Les réverbères : arts vivants

Fables au TMG : la zoopoétique en actes

Du 10 au 21 novembre dernier, le TMG résonnait de langages étonnants : couinements de musaraigne, bêlements d’agneau, hululements de chouette, grognements de blaireau… et clics de cachalot. La Cie Arnica proposait une plongée dans le monde animal, avec trois pièces rassemblées sous le titre évocateur de Fables : T(E)R:::R/IE:::R, L’agneau a menti et Les acrobates. Fascinant.

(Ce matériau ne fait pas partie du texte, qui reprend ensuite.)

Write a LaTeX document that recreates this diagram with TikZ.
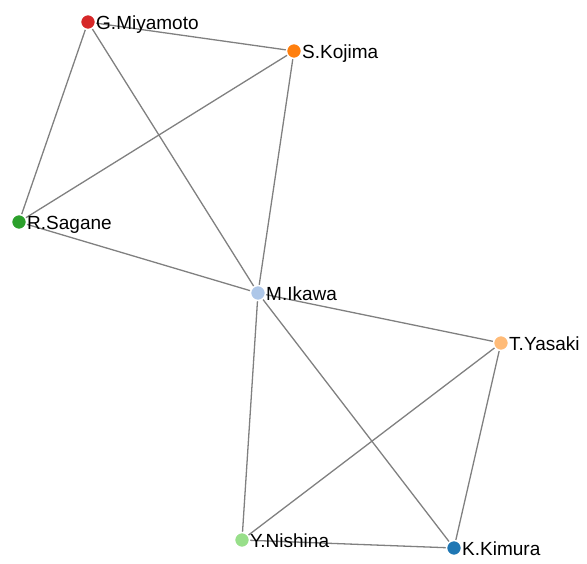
\documentclass[tikz,border=0pt]{standalone}
\usepackage{fontspec}
\setmainfont{Liberation Sans}
\begin{document}
\begin{tikzpicture}[x=1pt,y=-1pt,
  link/.style={draw=black!50, line width=1.3pt},
  dot/.style={circle, draw=white, line width=1.5pt, minimum size=15pt, inner sep=0pt},
  lbl/.style={anchor=base west, inner sep=0pt, font=\fontsize{19}{22}\selectfont, text=black}]
\useasboundingbox (0,0) rectangle (587,563);
\definecolor{cRed}{HTML}{D62728}
\definecolor{cOrange}{HTML}{FF7F0E}
\definecolor{cGreen}{HTML}{2CA02C}
\definecolor{cLBlue}{HTML}{AEC7E8}
\definecolor{cLOrange}{HTML}{FFBB78}
\definecolor{cLGreen}{HTML}{98DF8A}
\definecolor{cBlue}{HTML}{1F77B4}
% node positions
\coordinate (g) at (88,22);
\coordinate (s) at (294,51);
\coordinate (r) at (19,222);
\coordinate (m) at (258,293);
\coordinate (t) at (501,343);
\coordinate (y) at (242,540);
\coordinate (k) at (454,548);
% links
\draw[link] (g) -- (s);
\draw[link] (g) -- (r);
\draw[link] (g) -- (m);
\draw[link] (s) -- (r);
\draw[link] (s) -- (m);
\draw[link] (r) -- (m);
\draw[link] (m) -- (t);
\draw[link] (m) -- (y);
\draw[link] (m) -- (k);
\draw[link] (t) -- (y);
\draw[link] (t) -- (k);
\draw[link] (y) -- (k);
% circles
\node[dot, fill=cRed] (gd) at (g) {};
\node[dot, fill=cOrange] (sd) at (s) {};
\node[dot, fill=cGreen] (rd) at (r) {};
\node[dot, fill=cLBlue] (md) at (m) {};
\node[dot, fill=cLOrange] (td) at (t) {};
\node[dot, fill=cLGreen] (yd) at (y) {};
\node[dot, fill=cBlue] (kd) at (k) {};
% labels
\node[lbl] (gl) at ([shift={(8,7)}]g) {G.Miyamoto};
\node[lbl] (sl) at ([shift={(8,7)}]s) {S.Kojima};
\node[lbl] (rl) at ([shift={(8,7)}]r) {R.Sagane};
\node[lbl] (ml) at ([shift={(8,7)}]m) {M.Ikawa};
\node[lbl] (tl) at ([shift={(8,7)}]t) {T.Yasaki};
\node[lbl] (yl) at ([shift={(8,7)}]y) {Y.Nishina};
\node[lbl] (kl) at ([shift={(8,7)}]k) {K.Kimura};
\end{tikzpicture}
\end{document}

Il y a peu, je vous parlais de la collection « Mondes Sauvages », publiée chez Actes Sud, qui tente d’explorer d’autres façons d’être au monde – façons animales, végétales, minérales. Baptiste Morizot, maître de conférences à l’Université Aix-Marseille, est de celleux-ci – et, si je l’évoque ici, c’est parce que ses réflexions sont à l’origine du travail de la Cie Arnica. Dans Manières d’être vivant (« Mondes Sauvages », 2020), Baptiste Morizot dresse un constat sans appel : la crise écologique que nous vivons n’est pas seulement une affaire de sociétés humaines. Elle est aussi une crise de nos relations au vivant : nous, Homo sapiens, ne nous considérons plus comme faisant partie intégrante de ce tout sauvage ; or, nous en sommes bel et bien un maillon. Comment, se demande alors Baptiste Morizot, (re)penser notre rapport aux autres – non seulement humains… mais aux autres d’espèces qui peuplent le vivant ? Comment construire, en relation avec elleux, un monde où demain devient possible pour tou·te·s·x ?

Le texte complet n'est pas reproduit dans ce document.